Up next, it was time to find out who portrayed the best villain in books with Austin Vecchiarelli and Tyler Pierce presenting the category. Michael Kafoury — in costume — jumped up and accepted the award when the Joker from “Batman” was announced. Fourth-grader Aiden Kerns predicted his win before show time.
“You all locked me up in prison eight times,” Kafoury said, adding that he didn’t feel like thanking anyone. Still in character, he squirted water at the audience from his lapel flower. When asked mid-show what his favorite moment was, FPS Superintendent and audience member David Richards said, “I think the Joker.”
“Caps For Sale” received kudos as the best picture book. Shelby Roberts gave the acceptance speech for the win.
Presenters Lindsey Bloom and Hailey Nunez reminded everyone that novels should have a good beginning, a good story and a good ending. And the Disney readers elected “The Hunger Games” as best novel of all time. Cori Clark accepted the award on the book’s behalf.
Along the same page, Katniss and Rue from “The Hunger Games” were named best main and best supporting character, respectively.
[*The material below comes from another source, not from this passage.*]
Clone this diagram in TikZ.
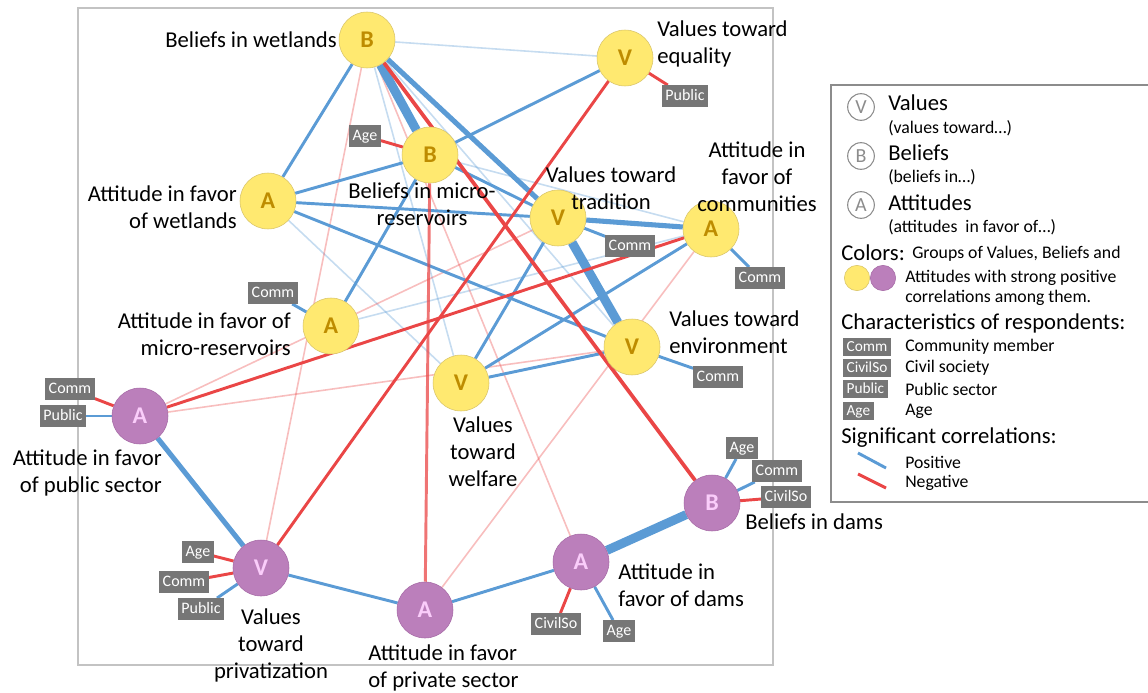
\documentclass[tikz,border=0pt]{standalone}
\usepackage{fontspec}
\setmainfont{Carlito}
\usetikzlibrary{backgrounds}
\definecolor{posc}{RGB}{91,155,213}
\definecolor{negc}{RGB}{234,70,70}
\definecolor{yelfill}{RGB}{255,233,112}
\definecolor{yelborder}{RGB}{215,195,105}
\definecolor{yeltext}{RGB}{190,140,0}
\definecolor{purfill}{RGB}{187,127,187}
\definecolor{purborder}{RGB}{165,105,165}
\definecolor{purtext}{RGB}{250,205,250}
\definecolor{tagfill}{RGB}{118,118,118}
\definecolor{framec}{RGB}{195,195,195}
\definecolor{legc}{RGB}{140,140,140}

\begin{document}
\begin{tikzpicture}
[x=0.75pt, y=-0.75pt,
 yel/.style={circle, draw=yelborder, fill=yelfill, minimum size=42pt, inner sep=0pt, text=yeltext, font=\fontsize{18}{18}\selectfont\bfseries},
 pur/.style={circle, draw=purborder, fill=purfill, minimum size=42pt, inner sep=0pt, text=purtext, font=\fontsize{18}{18}\selectfont\bfseries},
 chr/.style={fill=tagfill, text=white, inner xsep=2.5pt, inner ysep=0pt, minimum height=16pt, text height=8.5pt, text depth=2.5pt, font=\fontsize{12}{12}\selectfont},
 lab/.style={inner sep=0pt, font=\fontsize{17}{20.25}\selectfont},
 smalltxt/.style={inner sep=0pt, font=\fontsize{13.3}{15.5}\selectfont},
 p0/.style={draw=posc, draw opacity=0.35, line width=1.2pt},
 p1/.style={draw=posc, line width=2.2pt},
 p2/.style={draw=posc, line width=3.8pt},
 p3/.style={draw=posc, line width=6.8pt},
 n0/.style={draw=negc, draw opacity=0.35, line width=1.2pt},
 n1/.style={draw=negc, line width=2.2pt}]

\useasboundingbox (0,0) rectangle (1148,692);
\draw[framec, line width=0.8pt] (78,8) rectangle (773,665);

% values, beliefs and attitudes
\node[yel] (1) at (367,40) {B};
\node[yel] (2) at (625,58) {V};
\node[yel] (3) at (430,155) {B};
\node[yel] (4) at (268,201) {A};
\node[yel] (5) at (558,218) {V};
\node[yel] (6) at (711,229) {A};
\node[yel] (7) at (331,326) {A};
\node[yel] (8) at (632,347) {V};
\node[yel] (9) at (461,383) {V};
\node[pur] (10) at (140,416) {A};
\node[pur] (11) at (712,503) {B};
\node[pur] (12) at (261,568) {V};
\node[pur] (13) at (581,562) {A};
\node[pur] (14) at (425,610) {A};

\node[lab, anchor=east] (1t) at (337,40) {Beliefs in wetlands};
\node[lab, anchor=west, align=left] (2t) at (657,44) {Values toward\\equality};
\node[lab, align=center] (3t) at (422,204) {Beliefs in micro-\\reservoirs};
\node[lab, anchor=east, align=right] (4t) at (237,207) {Attitude in favor\\of wetlands};
\node[lab, align=center] (5t) at (611,188) {Values toward\\tradition};
\node[lab, align=center] (6t) at (757,177) {Attitude in\\favor of\\communities};
\node[lab, anchor=east, align=right] (7t) at (291,334) {Attitude in favor of\\micro-reservoirs};
\node[lab, anchor=west, align=left] (8t) at (669,332) {Values toward\\environment};
\node[lab, align=center] (9t) at (483,452) {Values\\toward\\welfare};
\node[lab, anchor=east, align=right] (10t) at (162,473) {Attitude in favor\\of public sector};
\node[lab, anchor=west] (11t) at (745,522) {Beliefs in dams};
\node[lab, align=center] (12t) at (271,645) {Values\\toward\\privatization};
\node[lab, anchor=west, align=left] (13t) at (618,585) {Attitude in\\favor of dams};
\node[lab, anchor=west, align=left] (14t) at (368,668) {Attitude in favor\\of private sector};

% characteristics of respondents
\node[chr] (3a) at (365,136) {Age};
\node[chr] (2a) at (685,96) {Public};
\node[chr] (5a) at (630,246) {Comm};
\node[chr] (6a) at (760,278) {Comm};
\node[chr] (7a) at (273,293) {Comm};
\node[chr] (8a) at (718,377) {Comm};
\node[chr] (10a) at (70,389) {Comm};
\node[chr] (10b) at (63,416) {Public};
\node[chr] (11a) at (742,448) {Age};
\node[chr] (11b) at (777,471) {Comm};
\node[chr] (11c) at (786,497) {CivilSo};
\node[chr] (12a) at (198,552) {Age};
\node[chr] (12b) at (184,582) {Comm};
\node[chr] (12c) at (201,609) {Public};
\node[chr] (13a) at (556,624) {CivilSo};
\node[chr] (13b) at (619,631) {Age};

\begin{scope}[on background layer]
\draw[p0] (1) -- (2);
\draw[p0] (1) -- (9);
\draw[p0] (1) -- (8);
\draw[p0] (3) -- (6);
\draw[p0] (4) -- (9);
\draw[p0] (7) -- (6);
\draw[n0] (1) -- (12);
\draw[n0] (1) -- (13);
\draw[n0] (10) -- (5);
\draw[n0] (10) -- (8);
\draw[n0] (14) -- (6);
\draw[p1] (1) -- (4);
\draw[p1] (3) -- (4);
\draw[p1] (3) -- (2);
\draw[p1] (3) -- (7);
\draw[p1] (3) -- (5);
\draw[p1] (4) -- (5);
\draw[p1] (4) -- (8);
\draw[p1] (9) -- (5);
\draw[p1] (9) -- (8);
\draw[p1] (9) -- (6);
\draw[p1] (14) -- (13);
\draw[p1] (14) -- (12);
\draw[p2] (1) -- (5);
\draw[p2] (5) -- (6);
\draw[p2] (10) -- (12);
\draw[p3] (1) -- (3);
\draw[p3] (5) -- (8);
\draw[p3] (11) -- (13);
\draw[n1, draw opacity=0.75] (3) -- (14);
\draw[n1] (2) -- (12);
\draw[n1] (10) -- (6);
\draw[n1, line width=2.8pt] (1) -- (11);
% lines to respondents
\draw[n1] (3a) -- (3);
\draw[n1] (2a) -- (2);
\draw[p1] (5a) -- (5);
\draw[p1] (6a) -- (6);
\draw[p1] (7a) -- (7);
\draw[p1] (8a) -- (8);
\draw[n1] (10a) -- (10);
\draw[p1] (10b) -- (10);
\draw[p1] (11a) -- (11);
\draw[p1] (11b) -- (11);
\draw[n1] (11c) -- (11);
\draw[n1] (12a) -- (12);
\draw[n1] (12b) -- (12);
\draw[p1] (12c) -- (12);
\draw[n1] (13a) -- (13);
\draw[p1] (13b) -- (13);
\end{scope}

% legend
\draw[legc, line width=0.8pt] (831,85) rectangle (1152,502);
\node[circle, draw=legc, line width=0.8pt, minimum size=20pt, inner sep=0pt, text=legc, font=\fontsize{15}{15}\selectfont] (l1) at (861,107) {V};
\node[circle, draw=legc, line width=0.8pt, minimum size=20pt, inner sep=0pt, text=legc, font=\fontsize{15}{15}\selectfont] (l2) at (861,156) {B};
\node[circle, draw=legc, line width=0.8pt, minimum size=20pt, inner sep=0pt, text=legc, font=\fontsize{15}{15}\selectfont] (l3) at (861,205) {A};
\node[lab, anchor=west] (l1t) at (888,103) {Values};
\node[smalltxt, anchor=west] (l1s) at (888,128) {(values toward…)};
\node[lab, anchor=west] (l2t) at (888,153) {Beliefs};
\node[smalltxt, anchor=west] (l2s) at (888,177) {(beliefs in…)};
\node[lab, anchor=west] (l3t) at (888,203) {Attitudes};
\node[smalltxt, anchor=west] (l3s) at (888,227) {(attitudes\ \ in favor of…)};
\node[lab, anchor=west] (l4t) at (841,253) {Colors:};
\node[smalltxt, anchor=west] (l4s) at (912,254) {Groups of Values, Beliefs and};
\node[circle, draw=yelborder, fill=yelfill, minimum size=19pt, inner sep=0pt] (l4a) at (857,278) {};
\node[circle, draw=purborder, fill=purfill, minimum size=19pt, inner sep=0pt] (l4b) at (883,278) {};
\node[smalltxt, anchor=west, align=left] (l4u) at (905,288) {Attitudes with strong positive\\correlations among them.};
\node[lab, anchor=west] (l5t) at (841,323) {Characteristics of respondents:};
\node[chr, anchor=west, minimum height=14pt, text height=8pt, text depth=2pt, font=\fontsize{11.5}{11.5}\selectfont] (l5a) at (843,347) {Comm};
\node[chr, anchor=west, minimum height=14pt, text height=8pt, text depth=2pt, font=\fontsize{11.5}{11.5}\selectfont] (l5b) at (843,368) {CivilSo};
\node[chr, anchor=west, minimum height=14pt, text height=8pt, text depth=2pt, font=\fontsize{11.5}{11.5}\selectfont] (l5c) at (843,389) {Public};
\node[chr, anchor=west, minimum height=14pt, text height=8pt, text depth=2pt, font=\fontsize{11.5}{11.5}\selectfont] (l5d) at (843,411) {Age};
\node[smalltxt, anchor=west] (l5e) at (905,347) {Community member};
\node[smalltxt, anchor=west] (l5f) at (905,368) {Civil society};
\node[smalltxt, anchor=west] (l5g) at (905,389) {Public sector};
\node[smalltxt, anchor=west] (l5h) at (905,411) {Age};
\node[lab, anchor=west] (l6t) at (841,438) {Significant correlations:};
\coordinate (l6a) at (858,453);
\coordinate (l6b) at (886,468);
\coordinate (l6c) at (858,474);
\coordinate (l6d) at (886,488);
\draw[posc, line width=2.2pt] (l6a) -- (l6b);
\draw[negc, line width=2.2pt] (l6c) -- (l6d);
\node[smalltxt, anchor=west] (l6e) at (905,462) {Positive};
\node[smalltxt, anchor=west] (l6f) at (905,483) {Negative};
\end{tikzpicture}
\end{document}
Clarissa Raymo was Rue, and Emma Guzman was Katniss.
Comedy was voted best genre of all time; The Gingerbread Man was voted best character of all time; and “Diary Of A Wimpy Kid” the best series of all time.
New to this year’s show were pre-recorded commercials that intertwined with the video clip nominations, courtesy of the fourth-grade students.
“Basically, we picked different stuff from the school that has to do with the Oscars,” fourth-grader Sean Edghill said. “Most of them had to do with March Is Reading Month.”
“Mine is about the sixth-grade and how they’re going to miss Disney because they’re going to middle school,” fourth-grader Jane Baerman said.
The pair said they used iMovie on their iPads to create the commercials.
“Our teacher told us how to do it,” Edghill said.
The sixth-graders were scheduled to attend the show as “VIP guests,” since they put on the show the year before, Newell said. She thanked the parents who helped with the OSCAR decorations, and also the Parent Teacher Organization.
“They always support us,” Newell said.